When Impact started ramping up its resiliency-focused youth development activities (most evidently with the 2014-2016 Health Canada DSCIF-funded VYPER [Valley Youth partnership for Engagement and Respect] project), it wasn’t immediately clear—our partners recall—what was happening, how, or especially why. Things began clarifying when partners had the opportunity to directly and viscerally experience young people who were not only members of marginalized populations, but who were often the specific youth that many service providers despaired over… in a completely different light. VYPER’s youth-adult-partnership activities (e.g. VYPERences, “Real Talk” Q&A meetings) highlighted young people’s abundant strengths and capabilities (despite many of them still working, with various levels of immediate and durable success, to untangle themselves from personal, interpersonal, familial, social, structural and intergenerational complications and trauma).

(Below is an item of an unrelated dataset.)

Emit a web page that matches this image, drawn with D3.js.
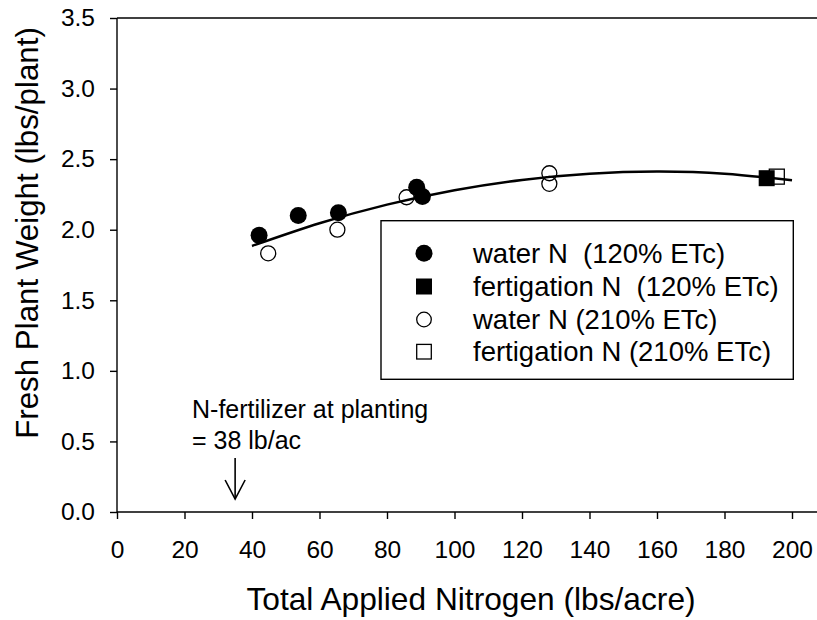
<!DOCTYPE html>
<html>
<head>
<meta charset="utf-8">
<script src="https://cdn.jsdelivr.net/npm/d3@7"></script>
<style>
  html, body { margin: 0; padding: 0; background: #fff; }
  svg { display: block; }
  text { font-family: "Liberation Sans", Arial, sans-serif; fill: #000; }
</style>
</head>
<body>
<div id="chart"></div>
<script>
// ---- Data ----
const water120X = [42.1, 53.7, 65.6, 88.8, 90.5];
const water120Y = [1.96, 2.10, 2.12, 2.30, 2.235];
const fert120X = [192.5];
const fert120Y = [2.365];
const water210X = [44.8, 65.3, 85.8, 128.1, 128.1];
const water210Y = [1.833, 2.00, 2.23, 2.40, 2.325];
const fert210X = [195.5];
const fert210Y = [2.376];
// fitted curve
const fitX = [40, 60, 80, 100, 120, 140, 160, 180, 200];
const fitY = [1.885, 2.046, 2.178, 2.280, 2.353, 2.397, 2.412, 2.397, 2.350];

const xTicks = [0, 20, 40, 60, 80, 100, 120, 140, 160, 180, 200];
const yTicks = [0, 0.5, 1.0, 1.5, 2.0, 2.5, 3.0, 3.5];
const legendLabels = ["water N  (120% ETc)", "fertigation N  (120% ETc)", "water N (210% ETc)", "fertigation N (210% ETc)"];
const xTitle = "Total Applied Nitrogen (lbs/acre)";
const yTitle = "Fresh Plant Weight (lbs/plant)";
const noteLines = ["N-fertilizer at planting", "= 38 lb/ac"];
const noteArrowX = 35;

// ---- Layout ----
const W = 817, H = 620;
const svg = d3.select("#chart").append("svg").attr("width", W).attr("height", H);

const x = d3.scaleLinear().domain([0, 200]).range([117, 792]);
const y = d3.scaleLinear().domain([0, 3.5]).range([512, 18]);

const FONT = "Liberation Sans, Arial, sans-serif";

// axes
const gx = svg.append("g").attr("transform", `translate(0,${y(0)})`)
  .call(d3.axisBottom(x).tickValues(xTicks).tickFormat(d3.format("d")).tickSize(7).tickSizeOuter(0).tickPadding(22));
gx.select(".domain").remove();
gx.selectAll("line").attr("stroke", "#000").attr("stroke-width", 1.4);
gx.selectAll("text").style("font-size", "24.5px").attr("font-family", FONT);

const gy = svg.append("g").attr("transform", `translate(${x(0)},0)`)
  .call(d3.axisLeft(y).tickValues(yTicks).tickFormat(d3.format(".1f")).tickSize(7).tickSizeOuter(0).tickPadding(15));
gy.select(".domain").remove();
gy.selectAll("line").attr("stroke", "#000").attr("stroke-width", 1.4);
gy.selectAll("text").style("font-size", "24.5px").attr("font-family", FONT);

// frame lines: left axis, bottom axis extended, top line
svg.append("line").attr("x1", x(0)).attr("x2", x(0)).attr("y1", y(3.5)).attr("y2", y(0))
  .attr("stroke", "#000").attr("stroke-width", 1.4);
svg.append("line").attr("x1", x(0)).attr("x2", W).attr("y1", y(0)).attr("y2", y(0))
  .attr("stroke", "#000").attr("stroke-width", 1.4);
svg.append("line").attr("x1", x(0)).attr("x2", W).attr("y1", y(3.5)).attr("y2", y(3.5))
  .attr("stroke", "#000").attr("stroke-width", 1.4);

// axis titles
svg.append("text").attr("x", 471).attr("y", 610).attr("text-anchor", "middle")
  .style("font-size", "31.7px").text(xTitle);
svg.append("text").attr("transform", "translate(38,233) rotate(-90)").attr("text-anchor", "middle")
  .style("font-size", "31.3px").text(yTitle);

// markers
const zip = (xs, ys) => xs.map((v, i) => ({ x: v, y: ys[i] }));
const pts = svg.append("g");
pts.selectAll("circle.w120").data(zip(water120X, water120Y)).enter().append("circle")
  .attr("cx", d => x(d.x)).attr("cy", d => y(d.y)).attr("r", 8.5).attr("fill", "#000");
pts.selectAll("circle.w210").data(zip(water210X, water210Y)).enter().append("circle")
  .attr("cx", d => x(d.x)).attr("cy", d => y(d.y)).attr("r", 7.5)
  .attr("fill", "none").attr("stroke", "#000").attr("stroke-width", 1.3);
pts.selectAll("rect.f210").data(zip(fert210X, fert210Y)).enter().append("rect")
  .attr("x", d => x(d.x) - 7.5).attr("y", d => y(d.y) - 7.5).attr("width", 15).attr("height", 15)
  .attr("fill", "none").attr("stroke", "#000").attr("stroke-width", 1.3);
pts.selectAll("rect.f120").data(zip(fert120X, fert120Y)).enter().append("rect")
  .attr("x", d => x(d.x) - 8).attr("y", d => y(d.y) - 8).attr("width", 16).attr("height", 16)
  .attr("fill", "#000");

// fitted curve
const line = d3.line().x(d => x(d.x)).y(d => y(d.y)).curve(d3.curveNatural);
svg.append("path").datum(zip(fitX, fitY)).attr("d", line)
  .attr("fill", "none").attr("stroke", "#000").attr("stroke-width", 2.5);

// legend
const lg = svg.append("g");
lg.append("rect").attr("x", 381).attr("y", 220.7).attr("width", 412.3).attr("height", 158.6)
  .attr("fill", "#fff").attr("stroke", "#000").attr("stroke-width", 1.4);
const rowY = [253.3, 286.5, 319.5, 351.7];
const mx = 424;
lg.append("circle").attr("cx", mx).attr("cy", rowY[0]).attr("r", 8.5).attr("fill", "#000");
lg.append("rect").attr("x", mx - 8).attr("y", rowY[1] - 8).attr("width", 16).attr("height", 16).attr("fill", "#000");
lg.append("circle").attr("cx", mx).attr("cy", rowY[2]).attr("r", 7.3).attr("fill", "none").attr("stroke", "#000").attr("stroke-width", 1.3);
lg.append("rect").attr("x", mx - 7.3).attr("y", rowY[3] - 7.3).attr("width", 14.6).attr("height", 14.6)
  .attr("fill", "none").attr("stroke", "#000").attr("stroke-width", 1.3);
legendLabels.forEach((t, i) => {
  lg.append("text").attr("x", 473).attr("y", rowY[i] + 9.7).style("font-size", "27.5px")
    .style("white-space", "pre").attr("xml:space", "preserve").text(t);
});

// annotation
noteLines.forEach((t, i) => {
  svg.append("text").attr("x", 192).attr("y", 418 + i * 31).style("font-size", "25px").text(t);
});
const ax = x(noteArrowX);
svg.append("line").attr("x1", ax).attr("x2", ax).attr("y1", 458).attr("y2", 499)
  .attr("stroke", "#000").attr("stroke-width", 1.6);
svg.append("path").attr("d", `M${ax - 10},${480} L${ax},${499} L${ax + 10},${480}`)
  .attr("fill", "none").attr("stroke", "#000").attr("stroke-width", 1.6);
</script>
</body>
</html>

With Impact’s subsequent Youth-Elder Partnership (YEP), and its current FLOH (Foster System, Life Promotion, Opioid Dialogue, Harm Reduction/Homelessness) projects, at the insistence of our involved youth, we have been transitioning from a youth-adult-partnership model to a youth-led, adult-supported model. For many youths, while youth-adult-partnership was life-changing, this switch has been profound, as it has given them concrete and evident responsibility for the program. The program is what they make it… or don’t make it.
Youth have uncovered a surprising paradox by taking on this hefty responsibility… that responsibility can lead to new forms of freedom. Youth report finding themselves gradually more-capable of improving their sleep habits, adjusting their partying schedules, reorganizing their social networks, re-orienting themselves to strained relationships, seeking counselling, adjusting their substance use… all because they are now responsible for their own program and its success.
The youth-led, adult-supported model has as its hallmark that it is not just meant to be strength-based, but—more-profoundly—based on its participants’ strengths. Because youth want their program to be strong, this has provided motivation… a reason… for them to stretch and challenge themselves to grow stronger, more functional and dependable.
Often, we think the useful question, when it comes to troubling behaviours, is not “Why do people do what they do?” The answer to this is usually self-evident—centred around experiences of physical/emotional/social discomfort or pain—which we all experience to some extent. That’s life! Focusing on this question can lead to a sense of hopelessness. There’s no way to take the experience of discomfort or pain out of life (even drugs, self-harm or other obsessive behaviours or thoughts can just mask it for a while).
What might be a more-useful question is: “Why wouldn’t they?” What opportunities do people have where they are going to feel they matter—or will be missed if they are too out of it to show up? We think this provides a much more-hopeful focus. We can all do things that build connection and make people feel like they matter and will be missed when they aren’t around.
Increasingly, not only have the young people involved demonstrated surprising (to themselves and their communities) capabilities, but when exposed to naturalistic research on resiliency factors (e.g. Brown, Gaetane & Beck, 2010), they have been able to explore, discern and then articulate and advocate for the factors that led to their own improved resiliency.